PROBLEM REQUIREMENTS: Please write out the lines of the data exactly, beginning with the first and ending with the line containing "rectangle (at4.south east);"; leave the pictures behind.

GIVEN DATA:
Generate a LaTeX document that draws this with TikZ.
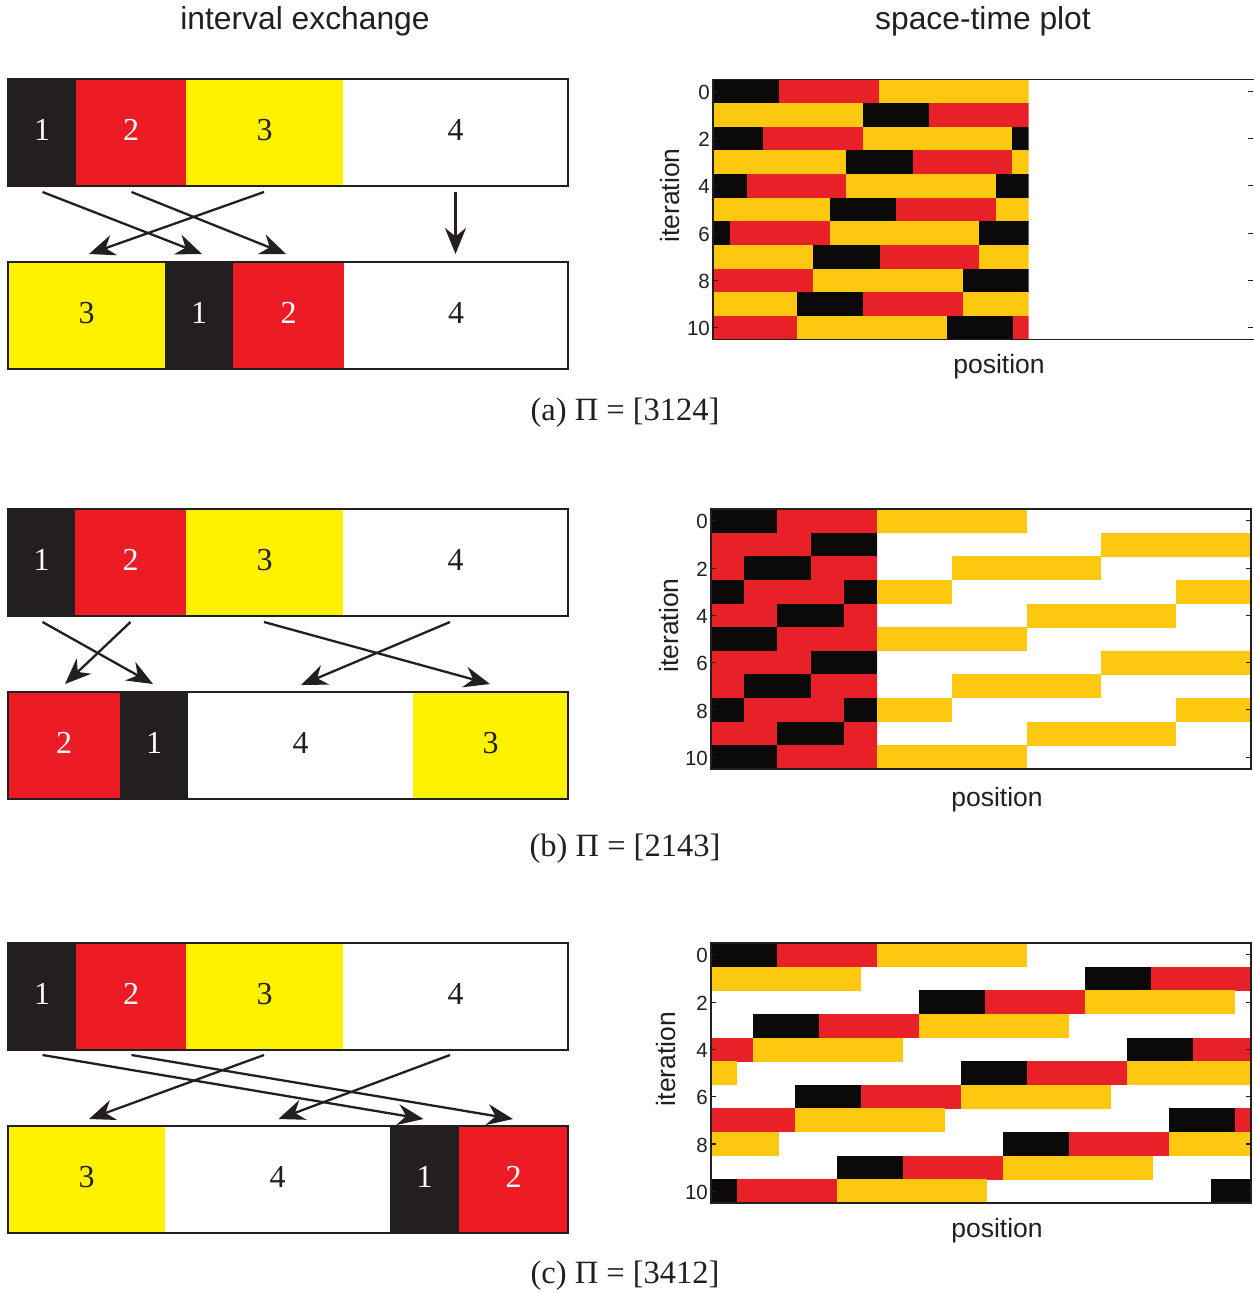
\documentclass[tikz,border=0pt]{standalone}
\usepackage{fontspec}
\setmainfont{Liberation Serif}
\newfontfamily\sansf{Liberation Sans}
\usetikzlibrary{arrows.meta}
\definecolor{ink}{HTML}{231F20}
\definecolor{iblack}{HTML}{231F20}
\definecolor{ired}{HTML}{ED1C24}
\definecolor{iyellow}{HTML}{FFF200}
\definecolor{pblack}{HTML}{0C0909}
\definecolor{pred}{HTML}{E82028}
\definecolor{pyellow}{HTML}{FCC810}
\begin{document}
\begin{tikzpicture}[x=1pt,y=-1pt,
  segbox/.style={inner sep=0pt, outer sep=0pt, anchor=north west, minimum height=107pt,
              font=\fontsize{32}{36}\selectfont, text depth=5pt},
  segk/.style={segbox, fill=iblack, text=white},
  segr/.style={segbox, fill=ired, text=white},
  segy/.style={segbox, fill=iyellow, text=ink},
  segw/.style={segbox, fill=white, text=ink},
  iebar/.style={draw=ink, line width=1.6pt},
  maparrow/.style={draw=ink, line width=2.3pt, -{Stealth[length=26pt,width=21pt]}},
  ttltext/.style={anchor=base, inner sep=0pt, text=ink, font=\sansf\fontsize{31.8}{36}\selectfont},
  axlab/.style={anchor=base, inner sep=0pt, text=ink, font=\sansf\fontsize{26.5}{30}\selectfont},
  itlab/.style={rotate=90, inner sep=0pt, text=ink, font=\sansf\fontsize{26.5}{30}\selectfont},
  ticklab/.style={anchor=east, inner sep=0pt, text=ink, font=\sansf\fontsize{20.5}{24}\selectfont},
  captext/.style={anchor=base, inner sep=0pt, text=ink, font=\fontsize{32.5}{36}\selectfont},
  plotframe/.style={draw=ink, line width=1.5pt},
  tickln/.style={draw=ink, line width=1.1pt}
]
\useasboundingbox (0,0) rectangle (1253,1293);
\fill[white] (0,0) rectangle (1253,1293);

% ---------- titles ----------
\node[ttltext] (ttl1) at (305,29) {interval exchange};
\node[ttltext] (ttl2) at (983,29) {space-time plot};

% ================= (a) =================
\node[segk, minimum width=68pt]  (at1) at (8,79) {1};
\node[segr, minimum width=110pt] (at2) at (at1.north east) {2};
\node[segy, minimum width=157pt] (at3) at (at2.north east) {3};
\node[segw, minimum width=225pt] (at4) at (at3.north east) {4};
\draw[iebar] (at1.north west) rectangle (at4.south east);

\node[segy, minimum width=157pt] (ab3) at (8,262) {3};
\node[segk, minimum width=68pt]  (ab1) at (ab3.north east) {1};
\node[segr, minimum width=111pt] (ab2) at (ab1.north east) {2};
\node[segw, minimum width=224pt] (ab4) at (ab2.north east) {4};
\draw[iebar] (ab3.north west) rectangle (ab4.south east);

\coordinate (a1s) at (42.5,192);  \coordinate (a1e) at (202,254);
\coordinate (a2s) at (131.5,192); \coordinate (a2e) at (286,254);
\coordinate (a3s) at (264,192);   \coordinate (a3e) at (89,254);
\coordinate (a4s) at (455.5,192); \coordinate (a4e) at (455.5,254);
\draw[maparrow] (a1s) -- (a1e);
\draw[maparrow] (a2s) -- (a2e);
\draw[maparrow] (a3s) -- (a3e);
\draw[maparrow] (a4s) -- (a4e);

\node[captext] (capa) at (625,420) {(a) Π = [3124]};

% space-time plot (a): rotation of [0,315.6) by 149.6
\begin{scope}
  \clip (713,79.5) rectangle (1028.6,339.5);
  \foreach \n in {0,...,10}{
    \pgfmathsetmacro\sh{mod(\n*149.6,315.6)}
    \pgfmathsetmacro\yt{79.5+\n*23.64}
    \pgfmathsetmacro\yb{\yt+23.94}
    \foreach \xa/\xb/\cc in {0/66.4/pblack,66.4/166/pred,166/315.6/pyellow}{
      \fill[fill=\cc] ({713+\xa+\sh},\yt) rectangle ({713+\xb+\sh},\yb);
      \fill[fill=\cc] ({713+\xa+\sh-315.6},\yt) rectangle ({713+\xb+\sh-315.6},\yb);
    }
  }
\end{scope}
\draw[plotframe] (1258,79.5) -- (713,79.5) -- (713,339.5) -- (1258,339.5);
\foreach \k in {0,2,...,10}{
  \pgfmathsetmacro\yc{79.5+(\k+0.5)*23.64}
  \draw[tickln] (713,\yc) -- ++(5,0);
  \draw[tickln] (1253,\yc) -- ++(-5,0);
  \node[ticklab] (la\k) at (710,\yc+1) {\k};
}
\node[itlab] (ita) at (670,195.5) {iteration};
\node[axlab] (posa) at (999,373) {position};

% ================= (b) =================
\node[segk, minimum width=67pt]  (bt1) at (8,509) {1};
\node[segr, minimum width=111pt] (bt2) at (bt1.north east) {2};
\node[segy, minimum width=157pt] (bt3) at (bt2.north east) {3};
\node[segw, minimum width=225pt] (bt4) at (bt3.north east) {4};
\draw[iebar] (bt1.north west) rectangle (bt4.south east);

\node[segr, minimum width=112pt] (bb2) at (8,692) {2};
\node[segk, minimum width=68pt]  (bb1) at (bb2.north east) {1};
\node[segw, minimum width=225pt] (bb4) at (bb1.north east) {4};
\node[segy, minimum width=155pt] (bb3) at (bb4.north east) {3};
\draw[iebar] (bb2.north west) rectangle (bb3.south east);

\coordinate (b1s) at (42.5,622);  \coordinate (b1e) at (153,684);
\coordinate (b2s) at (130.5,622); \coordinate (b2e) at (65,684);
\coordinate (b3s) at (264,622);   \coordinate (b3e) at (490,684);
\coordinate (b4s) at (450,622);   \coordinate (b4e) at (301,685);
\draw[maparrow] (b1s) -- (b1e);
\draw[maparrow] (b2s) -- (b2e);
\draw[maparrow] (b3s) -- (b3e);
\draw[maparrow] (b4s) -- (b4e);

\node[captext] (capb) at (625,856) {(b) Π = [2143]};

% space-time plot (b): rotations of [0,166) by 99.6 and [166,540) by 224.4
\begin{scope}
  \clip (711,509) rectangle (877,769);
  \foreach \n in {0,...,10}{
    \pgfmathsetmacro\sh{mod(\n*99.6,166)}
    \pgfmathsetmacro\yt{509+\n*23.64}
    \pgfmathsetmacro\yb{\yt+23.94}
    \foreach \xa/\xb/\cc in {0/66.4/pblack,66.4/166/pred}{
      \fill[fill=\cc] ({711+\xa+\sh},\yt) rectangle ({711+\xb+\sh},\yb);
      \fill[fill=\cc] ({711+\xa+\sh-166},\yt) rectangle ({711+\xb+\sh-166},\yb);
    }
  }
\end{scope}
\begin{scope}
  \clip (877,509) rectangle (1251,769);
  \foreach \n in {0,...,10}{
    \pgfmathsetmacro\sh{mod(\n*224.4,374)}
    \pgfmathsetmacro\yt{509+\n*23.64}
    \pgfmathsetmacro\yb{\yt+23.94}
    \fill[pyellow] ({877+\sh},\yt) rectangle ({877+149.6+\sh},\yb);
    \fill[pyellow] ({877+\sh-374},\yt) rectangle ({877+149.6+\sh-374},\yb);
  }
\end{scope}
\draw[plotframe] (711,509) rectangle (1251,769);
\foreach \k in {0,2,...,10}{
  \pgfmathsetmacro\yc{509+(\k+0.5)*23.64}
  \draw[tickln] (711,\yc) -- ++(5,0);
  \draw[tickln] (1251,\yc) -- ++(-5,0);
  \node[ticklab] (lb\k) at (708,\yc+1) {\k};
}
\node[itlab] (itb) at (669,625.5) {iteration};
\node[axlab] (posb) at (997,806) {position};

% ================= (c) =================
\node[segk, minimum width=68pt]  (ct1) at (8,943) {1};
\node[segr, minimum width=110pt] (ct2) at (ct1.north east) {2};
\node[segy, minimum width=157pt] (ct3) at (ct2.north east) {3};
\node[segw, minimum width=225pt] (ct4) at (ct3.north east) {4};
\draw[iebar] (ct1.north west) rectangle (ct4.south east);

\node[segy, minimum width=157pt] (cb3) at (8,1126) {3};
\node[segw, minimum width=225pt] (cb4) at (cb3.north east) {4};
\node[segk, minimum width=69pt]  (cb1) at (cb4.north east) {1};
\node[segr, minimum width=109pt] (cb2) at (cb1.north east) {2};
\draw[iebar] (cb3.north west) rectangle (cb2.south east);

\coordinate (c1s) at (42.5,1055);  \coordinate (c1e) at (423.5,1119);
\coordinate (c2s) at (131.5,1055); \coordinate (c2e) at (513,1119);
\coordinate (c3s) at (264,1055);   \coordinate (c3e) at (89,1119);
\coordinate (c4s) at (450,1055);   \coordinate (c4e) at (278.5,1119);
\draw[maparrow] (c1s) -- (c1e);
\draw[maparrow] (c2s) -- (c2e);
\draw[maparrow] (c3s) -- (c3e);
\draw[maparrow] (c4s) -- (c4e);

\node[captext] (capc) at (625,1283) {(c) Π = [3412]};

% space-time plot (c): rotation of [0,540) by 374
\begin{scope}
  \clip (711,943) rectangle (1251,1203);
  \foreach \n in {0,...,10}{
    \pgfmathsetmacro\sh{mod(\n*374,540)}
    \pgfmathsetmacro\yt{943+\n*23.64}
    \pgfmathsetmacro\yb{\yt+23.94}
    \foreach \xa/\xb/\cc in {0/66.4/pblack,66.4/166/pred,166/315.6/pyellow}{
      \fill[fill=\cc] ({711+\xa+\sh},\yt) rectangle ({711+\xb+\sh},\yb);
      \fill[fill=\cc] ({711+\xa+\sh-540},\yt) rectangle ({711+\xb+\sh-540},\yb);
    }
  }
\end{scope}
\draw[plotframe] (711,943) rectangle (1251,1203);
\foreach \k in {0,2,...,10}{
  \pgfmathsetmacro\yc{943+(\k+0.5)*23.64}
  \draw[tickln] (711,\yc) -- ++(5,0);
  \draw[tickln] (1251,\yc) -- ++(-5,0);
  \node[ticklab] (lc\k) at (708,\yc+1) {\k};
}
\node[itlab] (itc) at (666,1059) {iteration};
\node[axlab] (posc) at (997,1237) {position};
\end{tikzpicture}
\end{document}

EXERCISE RESPONSE:
Generate a LaTeX document that draws this with TikZ.
\documentclass[tikz,border=0pt]{standalone}
\usepackage{fontspec}
\setmainfont{Liberation Serif}
\newfontfamily\sansf{Liberation Sans}
\usetikzlibrary{arrows.meta}
\definecolor{ink}{HTML}{231F20}
\definecolor{iblack}{HTML}{231F20}
\definecolor{ired}{HTML}{ED1C24}
\definecolor{iyellow}{HTML}{FFF200}
\definecolor{pblack}{HTML}{0C0909}
\definecolor{pred}{HTML}{E82028}
\definecolor{pyellow}{HTML}{FCC810}
\begin{document}
\begin{tikzpicture}[x=1pt,y=-1pt,
  segbox/.style={inner sep=0pt, outer sep=0pt, anchor=north west, minimum height=107pt,
              font=\fontsize{32}{36}\selectfont, text depth=5pt},
  segk/.style={segbox, fill=iblack, text=white},
  segr/.style={segbox, fill=ired, text=white},
  segy/.style={segbox, fill=iyellow, text=ink},
  segw/.style={segbox, fill=white, text=ink},
  iebar/.style={draw=ink, line width=1.6pt},
  maparrow/.style={draw=ink, line width=2.3pt, -{Stealth[length=26pt,width=21pt]}},
  ttltext/.style={anchor=base, inner sep=0pt, text=ink, font=\sansf\fontsize{31.8}{36}\selectfont},
  axlab/.style={anchor=base, inner sep=0pt, text=ink, font=\sansf\fontsize{26.5}{30}\selectfont},
  itlab/.style={rotate=90, inner sep=0pt, text=ink, font=\sansf\fontsize{26.5}{30}\selectfont},
  ticklab/.style={anchor=east, inner sep=0pt, text=ink, font=\sansf\fontsize{20.5}{24}\selectfont},
  captext/.style={anchor=base, inner sep=0pt, text=ink, font=\fontsize{32.5}{36}\selectfont},
  plotframe/.style={draw=ink, line width=1.5pt},
  tickln/.style={draw=ink, line width=1.1pt}
]
\useasboundingbox (0,0) rectangle (1253,1293);
\fill[white] (0,0) rectangle (1253,1293);

% ---------- titles ----------
\node[ttltext] (ttl1) at (305,29) {interval exchange};
\node[ttltext] (ttl2) at (983,29) {space-time plot};

% ================= (a) =================
\node[segk, minimum width=68pt]  (at1) at (8,79) {1};
\node[segr, minimum width=110pt] (at2) at (at1.north east) {2};
\node[segy, minimum width=157pt] (at3) at (at2.north east) {3};
\node[segw, minimum width=225pt] (at4) at (at3.north east) {4};
\draw[iebar] (at1.north west) rectangle (at4.south east);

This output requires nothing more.